The 'right' wine to splash into your glass when the food comes off the coals


May 25, 1994|By Michael Dresser | Michael Dresser,Sun Staff Writer

Outdoor grilling is a very personal form of cooking -- depending more on intuition than formula.

Yes, there are barbecue cookbooks, but when was the last time you saw someone actually follow a recipe to the letter? To do so is an invitation to disaster, because no two fires are the same.

The choice of wines to go with grilled food is a very personal one, too. So this -- along with the next column -- is a very personal answer to a question about food matchups posed by my editor.

Whole books have been written about wine and food pairings, but I have never seen one that doesn't try to make me feel like a bozo for enjoying matchups that aren't on the approved list. So let's be clear on one thing: These aren't rules. They are observations based on unscientific experimentation.

Like many video arcade games, food-wine matchups can be played on many levels. Some people take the matter so seriously it might as well be Mortal Kombat. For others, it's an afterthought.

At its most basic level, the answer to the question of which wine to serve with grilled food is the same one people have used for all foods: White wine with white meat, red wine with red meat. It's a rule that's demonstrably flawed, but 9 times out of 10 it will produce a wine choice that's at least acceptable.

At higher levels of the game, more variables come into play and the goal becomes more elusive. Instead of an acceptable choice, you aim for an excellent selection or even the elusive Perfect Match. Seldom do you attain it, but on occasion it's fun to play.

Sometimes I play on the higher levels, sometimes I don't. Sometimes my choice is governed by my wanting to drink a certain wine that night -- regardless of whether the pairing is "correct." At other times I calculate every last factor down to wind velocity. (I maintain a fairly extensive cellar, which gives me an unfair advantage over the person who's buying today for drinking tonight.)

Grilled food poses some interesting challenges other foods don't. In grilling, the manner of cooking is part of the seasoning. It's also a form of cooking in which the food is often consumed outdoors. That can be an important factor in my choice of wine.

The most important factors are what and how you grill. And no two people grill in exactly the same way.

Some people grill only hot dogs, hamburgers and steaks; I'll grill virtually anything that'll slow down long enough to let me marinate it.
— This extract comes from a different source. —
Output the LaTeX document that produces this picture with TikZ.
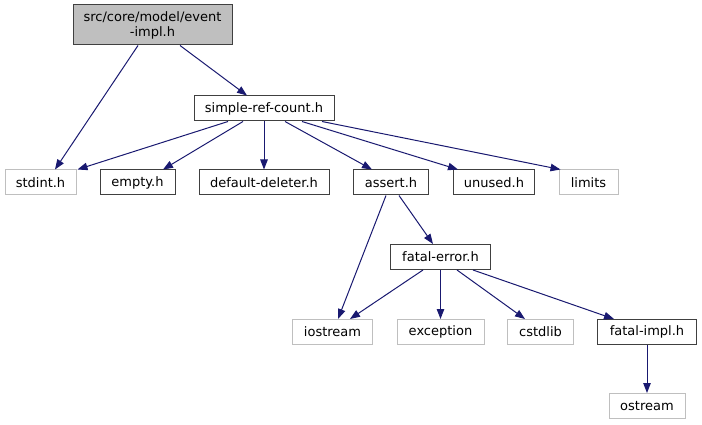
\documentclass[tikz,border=0pt]{standalone}
\usepackage{fontspec}
\setmainfont{DejaVu Sans}
\usetikzlibrary{arrows.meta}
\definecolor{edgeblue}{HTML}{191970}
\definecolor{graybox}{HTML}{BFBFBF}
\definecolor{litebox}{HTML}{BFBFBF}
\tikzset{
  box/.style={draw=black!75, line width=1pt, inner sep=0pt, minimum height=25pt, align=center, font=\fontsize{13}{15}\selectfont},
  extbox/.style={box, draw=litebox},
  curbox/.style={box, fill=graybox},
  dep/.style={draw=edgeblue, line width=1pt, -{Triangle[length=10pt,width=7.5pt]}, color=edgeblue, shorten >=0pt}
}
\begin{document}
\begin{tikzpicture}[x=1pt,y=-1pt]
\useasboundingbox (0,0) rectangle (702,425);
\node[curbox, minimum width=159pt, minimum height=40pt] (ev) at (152.5,25) {src/core/model/event\\-impl.h};
\node[box, minimum width=140pt] (src) at (264,108.5) {simple-ref-count.h};
\node[extbox, minimum width=71pt] (stdint) at (40.5,182.5) {stdint.h};
\node[box, minimum width=75pt] (empty) at (137.5,182.5) {empty.h};
\node[box, minimum width=130pt] (def) at (264,182.5) {default-deleter.h};
\node[box, minimum width=75pt] (assert) at (391,182.5) {assert.h};
\node[box, minimum width=81pt] (unused) at (494,182.5) {unused.h};
\node[extbox, minimum width=59pt] (limits) at (588.5,182.5) {limits};
\node[box, minimum width=100pt] (fatal) at (440.5,257) {fatal-error.h};
\node[extbox, minimum width=80pt] (iostream) at (332.5,332) {iostream};
\node[extbox, minimum width=87pt] (exception) at (440.5,332) {exception};
\node[extbox, minimum width=66pt] (cstdlib) at (540.5,332) {cstdlib};
\node[box, minimum width=99pt] (fimpl) at (647,332) {fatal-impl.h};
\node[extbox, minimum width=76pt] (ostream) at (647,406) {ostream};

\draw[dep] ([xshift=-14.5pt]ev.south) -- ([xshift=14.5pt]stdint.north);
\draw[dep] ([xshift=27.5pt]ev.south) -- ([xshift=-17pt]src.north);
\draw[dep] ([xshift=-36pt]src.south) -- ([xshift=1pt]stdint.north east);
\draw[dep] ([xshift=-21pt]src.south) -- ([xshift=25.5pt]empty.north);
\draw[dep] (src.south) -- (def.north);
\draw[dep] ([xshift=21pt]src.south) -- ([xshift=-19pt]assert.north);
\draw[dep] ([xshift=38pt]src.south) -- ([xshift=-36pt]unused.north);
\draw[dep] ([xshift=58pt]src.south) -- ([xshift=-28pt]limits.north);
\draw[dep] ([xshift=-5pt]assert.south) -- ([xshift=5.5pt]iostream.north);
\draw[dep] ([xshift=8pt]assert.south) -- ([xshift=-7.5pt]fatal.north);
\draw[dep] ([xshift=-17.5pt]fatal.south) -- ([xshift=17.5pt]iostream.north);
\draw[dep] (fatal.south) -- (exception.north);
\draw[dep] ([xshift=16.5pt]fatal.south) -- ([xshift=-15.5pt]cstdlib.north);
\draw[dep] ([xshift=32.5pt]fatal.south) -- ([xshift=-33pt]fimpl.north);
\draw[dep] (fimpl.south) -- (ostream.north);
\end{tikzpicture}
\end{document}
Some people use gas grills; I use Old-Fashioned Charcoal, a non-briquette form that I swear by. Some people cook red meat until it's brown and tough as shoe leather; I like it so rare it looks like a recent crime scene. Some people grill only in the summer; I'll be out at the Weber when there's snow on the ground. All are factors in the choice of wine.

For me, one of the most important factors is the marinade. My marinades tend to rely heavily on herbes de Provence. That skews my wine choices in the direction of southern France. Someone who uses Italian seasonings might prefer Italian wines.

There are other questions:

Do you use mesquite? That can be a consideration. The extra smokiness and spiciness could tip the balance toward a wine with those characteristics, such as a red zinfandel.

Who's coming for dinner? Are they people who will appreciate your best or who won't notice the difference? That could make the difference between a Beaujolais-Villages and a Burgundy. Do they have special preferences? If my guest is a Bordeaux fanatic, I'll serve one even if it isn't my first choice with grilled food.

What's the weather? Warmer weather calls for lighter, more acidic wines, especially if you're eating outdoors. Nobody wants to sip red Chateauneuf-du-Pape on the deck when it's 95 in the shade. But if it's lamb we're cooking and we bring it indoors to a well air-conditioned dining room, that might be my first choice.

What are the secondary courses? Sometimes they can clash with a wine that would be your first choice with the main dish. A down-the-list choice might be better with the overall meal. Some vinegary potato salads, for instance, might push you toward a simpler, lighter, more fruity wine.

Do you use barbecue sauce? If you do, you might want to stick to a fairly simple, fruity wine because most barbecue sauces, especially sweeter ones, tend to obliterate the flavors of dry, complex wines. You might be better off with a simple Beaujolais Nouveau than a better cru such as Morgon.

Is there a salsa or spicy topping? That might argue for a wine with some residual sugar, like a Kendall-Jackson chardonnay.

There's also the question of your own preferences. Every wine writer in the country might agree that a full-bodied but racy Sancerre from the Loire would be lovely with grilled shrimp, but it doesn't matter if you don't like Sancerre. Maybe you should open that California chardonnay you love, no matter what I think.